■ RECORDS FOR PROCESSING ■
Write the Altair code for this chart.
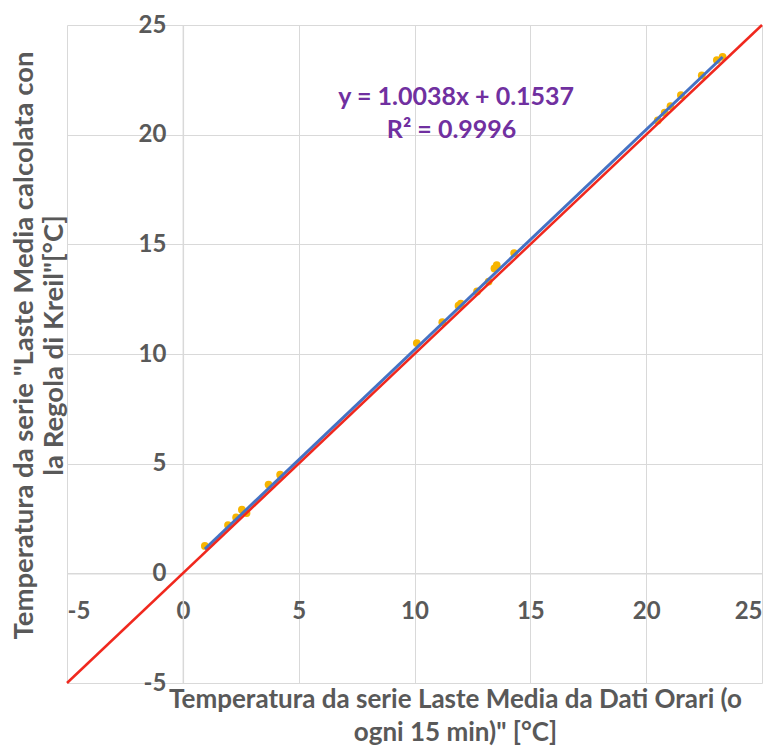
import altair as alt
import pandas as pd

# Observed data points (x: hourly-average series, y: Kreil-rule series)
xs = [0.95, 1.95, 2.3, 2.55, 2.75, 3.7, 4.2, 10.1, 11.2, 11.9, 12.0, 12.7,
      13.2, 13.45, 13.55, 14.3, 20.5, 20.8, 21.05, 21.5, 22.4, 23.05, 23.3]
ys = [1.25, 2.2, 2.55, 2.9, 2.75, 4.05, 4.5, 10.5, 11.45, 12.2, 12.3, 12.85,
      13.3, 13.9, 14.05, 14.6, 20.65, 21.0, 21.3, 21.8, 22.7, 23.4, 23.55]

slope = 1.0038
intercept = 0.1537
r2 = 0.9996

axis_min = -5
axis_max = 25
ticks = [-5, 0, 5, 10, 15, 20, 25]

eq_lines = ["y = 1.0038x + 0.1537", "R² = 0.9996"]
eq_x = [11.8, 11.6]
eq_y = [21.7, 20.2]

x_title = ["Temperatura da serie Laste Media da Dati Orari (o", "ogni 15 min)\" [°C]"]
y_title = ["Temperatura da serie \"Laste Media calcolata con", "la Regola di Kreil\"[°C]"]

W, H = 695, 658
FONT = "Lato"
GRAY = "#595959"
GRID = "#D9D9D9"

pts = pd.DataFrame({"x": xs, "y": ys})
trend = pd.DataFrame({"x": [min(xs), max(xs)]})
trend["y"] = slope * trend["x"] + intercept
ident = pd.DataFrame({"x": [axis_min, axis_max], "y": [axis_min, axis_max]})
eq = pd.DataFrame({"x": eq_x, "y": eq_y, "t": eq_lines})

xoff = -H * (0 - axis_min) / (axis_max - axis_min)
yoff = -W * (0 - axis_min) / (axis_max - axis_min)

xscale = alt.Scale(domain=[axis_min, axis_max], nice=False, zero=False)
yscale = alt.Scale(domain=[axis_min, axis_max], nice=False, zero=False)

xaxis = alt.Axis(values=ticks, offset=xoff, grid=True, gridColor=GRID, domainColor=GRID,
                 domainWidth=1.5, ticks=False, labelFont=FONT, labelFontSize=24,
                 labelFontWeight="bold", labelColor=GRAY, labelPadding=26,
                 labelExpr="'' + datum.value",
                 title=x_title, titleFont=FONT, titleFontSize=26, titleFontWeight="bold",
                 titleColor=GRAY, titleX=388, titleY=113, titleBaseline="top",
                 titleAlign="center", titleLineHeight=33)
yaxis = alt.Axis(values=ticks, offset=yoff, grid=True,
                 gridColor=GRID, domainColor=GRID, domainWidth=1.5, ticks=False,
                 labelFont=FONT, labelFontSize=24, labelFontWeight="bold", labelColor=GRAY,
                 labelPadding=17, labelExpr="'' + datum.value",
                 title=y_title, titleFont=FONT, titleFontSize=27.5,
                 titleFontWeight="bold", titleColor=GRAY, titleX=-158, titleY=320,
                 titleAngle=-90, titleAlign="center", titleBaseline="middle",
                 titleLineHeight=30)

base_x = alt.X("x:Q", scale=xscale, axis=xaxis)
base_y = alt.Y("y:Q", scale=yscale, axis=yaxis)

points = alt.Chart(pts).mark_circle(size=60, color="#F7B500", opacity=1).encode(x=base_x, y=base_y)
tline = alt.Chart(trend).mark_line(color="#4472C4", strokeWidth=3).encode(x="x:Q", y="y:Q")
iline = alt.Chart(ident).mark_line(color="#F0281E", strokeWidth=2.5).encode(x="x:Q", y="y:Q")
text = alt.Chart(eq).mark_text(font=FONT, fontSize=25, fontWeight="bold", color="#7030A0").encode(
    x="x:Q", y="y:Q", text="t:N")

chart = alt.layer(points, tline, iline, text).properties(
    width=W, height=H,
    autosize=alt.AutoSizeParams(type="none"),
    padding={"left": 59, "top": 17, "right": 8, "bottom": 68},
).configure_view(stroke=None)

chart.save("out.html", embed_options={"renderer": "svg", "actions": False})
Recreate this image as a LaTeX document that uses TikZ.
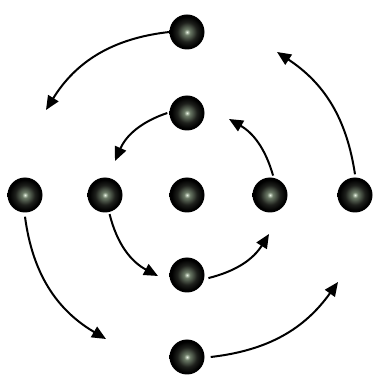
\documentclass[tikz,border=0pt]{standalone}
\usepackage{xcolor}
\usepackage{tikz}
\usetikzlibrary{arrows.meta, positioning}
\definecolor{glint}{RGB}{230,240,225}
\definecolor{moss}{RGB}{110,125,105}
\definecolor{coal}{RGB}{30,32,28}
\pgfdeclareradialshading{pearlshade}{\pgfpoint{0bp}{0bp}}{%
  color(0bp)=(glint); color(4bp)=(moss); color(14bp)=(coal);
  color(22bp)=(black); color(25bp)=(black); color(50bp)=(black)}

\begin{document}
\begin{tikzpicture}[x=1pt, y=1pt,
    pearl/.style={circle, minimum size=35pt, inner sep=0pt, shading=pearlshade},
    spin/.style={-{Triangle[length=14pt, width=12pt]}, line width=2pt, black}]
  \useasboundingbox (0,0) rectangle (377,378);

  % Balls
  \node[pearl] (top2) at (187,346) {};
  \node[pearl] (top1) at (187,265) {};
  \node[pearl] (ctr)  at (187,183) {};
  \node[pearl] (bot1) at (187,103) {};
  \node[pearl] (bot2) at (187,21)  {};
  \node[pearl] (lft2) at (25,183)  {};
  \node[pearl] (lft1) at (105,183) {};
  \node[pearl] (rgt1) at (270,183) {};
  \node[pearl] (rgt2) at (355,183) {};

  % Arrow tips
  \coordinate (o1) at (46,268);
  \coordinate (o2) at (106,39);
  \coordinate (o3) at (338,96);
  \coordinate (o4) at (277,326);
  \coordinate (i1) at (115,217);
  \coordinate (i2) at (158,102);
  \coordinate (i3) at (269,144);
  \coordinate (i4) at (229,259);

  % Outer ring
  \draw[spin] (top2.west) to[bend right=26] (o1);
  \draw[spin] ([yshift=-4pt]lft2.south) to[bend right=26] (o2);
  \draw[spin] ([xshift=6pt]bot2.east) to[bend right=24] (o3);
  \draw[spin] ([yshift=3pt]rgt2.north) to[bend right=24] (o4);

  % Inner ring
  \draw[spin] ([xshift=-2pt]top1.west) to[bend right=24] (i1);
  \draw[spin] ([yshift=-2pt]lft1.-75) to[bend right=24] (i2);
  \draw[spin] ([xshift=4pt]bot1.-10) to[bend right=22] (i3);
  \draw[spin] ([yshift=2pt]rgt1.80) to[bend right=22] (i4);
\end{tikzpicture}
\end{document}
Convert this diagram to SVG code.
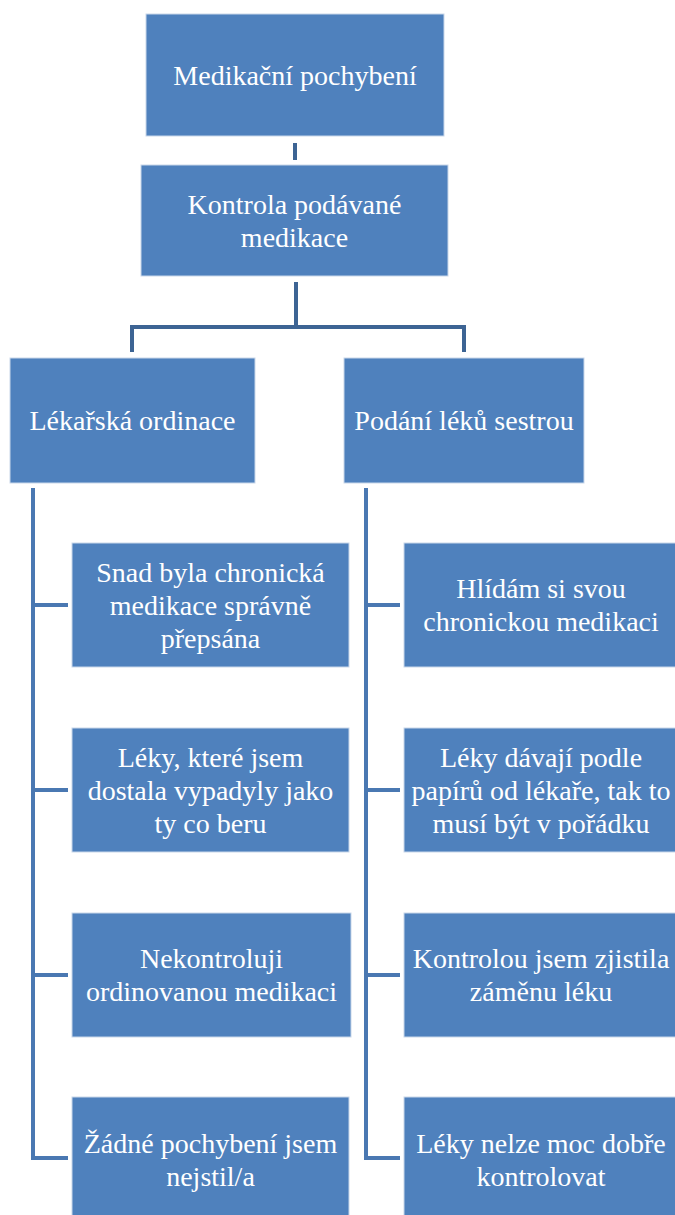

■ EXERCISE ■
Set down every record once more, word for word, without pictures.

■ THE SOLUTION ■
Write the Altair code for this chart.
import altair as alt
import pandas as pd

# Observed data points (x: hourly-average series, y: Kreil-rule series)
xs = [0.95, 1.95, 2.3, 2.55, 2.75, 3.7, 4.2, 10.1, 11.2, 11.9, 12.0, 12.7,
      13.2, 13.45, 13.55, 14.3, 20.5, 20.8, 21.05, 21.5, 22.4, 23.05, 23.3]
ys = [1.25, 2.2, 2.55, 2.9, 2.75, 4.05, 4.5, 10.5, 11.45, 12.2, 12.3, 12.85,
      13.3, 13.9, 14.05, 14.6, 20.65, 21.0, 21.3, 21.8, 22.7, 23.4, 23.55]

slope = 1.0038
intercept = 0.1537
r2 = 0.9996

axis_min = -5
axis_max = 25
ticks = [-5, 0, 5, 10, 15, 20, 25]

eq_lines = ["y = 1.0038x + 0.1537", "R² = 0.9996"]
eq_x = [11.8, 11.6]
eq_y = [21.7, 20.2]

x_title = ["Temperatura da serie Laste Media da Dati Orari (o", "ogni 15 min)\" [°C]"]
y_title = ["Temperatura da serie \"Laste Media calcolata con", "la Regola di Kreil\"[°C]"]

W, H = 695, 658
FONT = "Lato"
GRAY = "#595959"
GRID = "#D9D9D9"

pts = pd.DataFrame({"x": xs, "y": ys})
trend = pd.DataFrame({"x": [min(xs), max(xs)]})
trend["y"] = slope * trend["x"] + intercept
ident = pd.DataFrame({"x": [axis_min, axis_max], "y": [axis_min, axis_max]})
eq = pd.DataFrame({"x": eq_x, "y": eq_y, "t": eq_lines})

xoff = -H * (0 - axis_min) / (axis_max - axis_min)
yoff = -W * (0 - axis_min) / (axis_max - axis_min)

xscale = alt.Scale(domain=[axis_min, axis_max], nice=False, zero=False)
yscale = alt.Scale(domain=[axis_min, axis_max], nice=False, zero=False)

xaxis = alt.Axis(values=ticks, offset=xoff, grid=True, gridColor=GRID, domainColor=GRID,
                 domainWidth=1.5, ticks=False, labelFont=FONT, labelFontSize=24,
                 labelFontWeight="bold", labelColor=GRAY, labelPadding=26,
                 labelExpr="'' + datum.value",
                 title=x_title, titleFont=FONT, titleFontSize=26, titleFontWeight="bold",
                 titleColor=GRAY, titleX=388, titleY=113, titleBaseline="top",
                 titleAlign="center", titleLineHeight=33)
yaxis = alt.Axis(values=ticks, offset=yoff, grid=True,
                 gridColor=GRID, domainColor=GRID, domainWidth=1.5, ticks=False,
                 labelFont=FONT, labelFontSize=24, labelFontWeight="bold", labelColor=GRAY,
                 labelPadding=17, labelExpr="'' + datum.value",
                 title=y_title, titleFont=FONT, titleFontSize=27.5,
                 titleFontWeight="bold", titleColor=GRAY, titleX=-158, titleY=320,
                 titleAngle=-90, titleAlign="center", titleBaseline="middle",
                 titleLineHeight=30)

base_x = alt.X("x:Q", scale=xscale, axis=xaxis)
base_y = alt.Y("y:Q", scale=yscale, axis=yaxis)

points = alt.Chart(pts).mark_circle(size=60, color="#F7B500", opacity=1).encode(x=base_x, y=base_y)
tline = alt.Chart(trend).mark_line(color="#4472C4", strokeWidth=3).encode(x="x:Q", y="y:Q")
iline = alt.Chart(ident).mark_line(color="#F0281E", strokeWidth=2.5).encode(x="x:Q", y="y:Q")
text = alt.Chart(eq).mark_text(font=FONT, fontSize=25, fontWeight="bold", color="#7030A0").encode(
    x="x:Q", y="y:Q", text="t:N")

chart = alt.layer(points, tline, iline, text).properties(
    width=W, height=H,
    autosize=alt.AutoSizeParams(type="none"),
    padding={"left": 59, "top": 17, "right": 8, "bottom": 68},
).configure_view(stroke=None)

chart.save("out.html", embed_options={"renderer": "svg", "actions": False})
Recreate this image as a LaTeX document that uses TikZ.
\documentclass[tikz,border=0pt]{standalone}
\usepackage{xcolor}
\usepackage{tikz}
\usetikzlibrary{arrows.meta, positioning}
\definecolor{glint}{RGB}{230,240,225}
\definecolor{moss}{RGB}{110,125,105}
\definecolor{coal}{RGB}{30,32,28}
\pgfdeclareradialshading{pearlshade}{\pgfpoint{0bp}{0bp}}{%
  color(0bp)=(glint); color(4bp)=(moss); color(14bp)=(coal);
  color(22bp)=(black); color(25bp)=(black); color(50bp)=(black)}

\begin{document}
\begin{tikzpicture}[x=1pt, y=1pt,
    pearl/.style={circle, minimum size=35pt, inner sep=0pt, shading=pearlshade},
    spin/.style={-{Triangle[length=14pt, width=12pt]}, line width=2pt, black}]
  \useasboundingbox (0,0) rectangle (377,378);

  % Balls
  \node[pearl] (top2) at (187,346) {};
  \node[pearl] (top1) at (187,265) {};
  \node[pearl] (ctr)  at (187,183) {};
  \node[pearl] (bot1) at (187,103) {};
  \node[pearl] (bot2) at (187,21)  {};
  \node[pearl] (lft2) at (25,183)  {};
  \node[pearl] (lft1) at (105,183) {};
  \node[pearl] (rgt1) at (270,183) {};
  \node[pearl] (rgt2) at (355,183) {};

  % Arrow tips
  \coordinate (o1) at (46,268);
  \coordinate (o2) at (106,39);
  \coordinate (o3) at (338,96);
  \coordinate (o4) at (277,326);
  \coordinate (i1) at (115,217);
  \coordinate (i2) at (158,102);
  \coordinate (i3) at (269,144);
  \coordinate (i4) at (229,259);

  % Outer ring
  \draw[spin] (top2.west) to[bend right=26] (o1);
  \draw[spin] ([yshift=-4pt]lft2.south) to[bend right=26] (o2);
  \draw[spin] ([xshift=6pt]bot2.east) to[bend right=24] (o3);
  \draw[spin] ([yshift=3pt]rgt2.north) to[bend right=24] (o4);

  % Inner ring
  \draw[spin] ([xshift=-2pt]top1.west) to[bend right=24] (i1);
  \draw[spin] ([yshift=-2pt]lft1.-75) to[bend right=24] (i2);
  \draw[spin] ([xshift=4pt]bot1.-10) to[bend right=22] (i3);
  \draw[spin] ([yshift=2pt]rgt1.80) to[bend right=22] (i4);
\end{tikzpicture}
\end{document}
Convert this diagram to SVG code.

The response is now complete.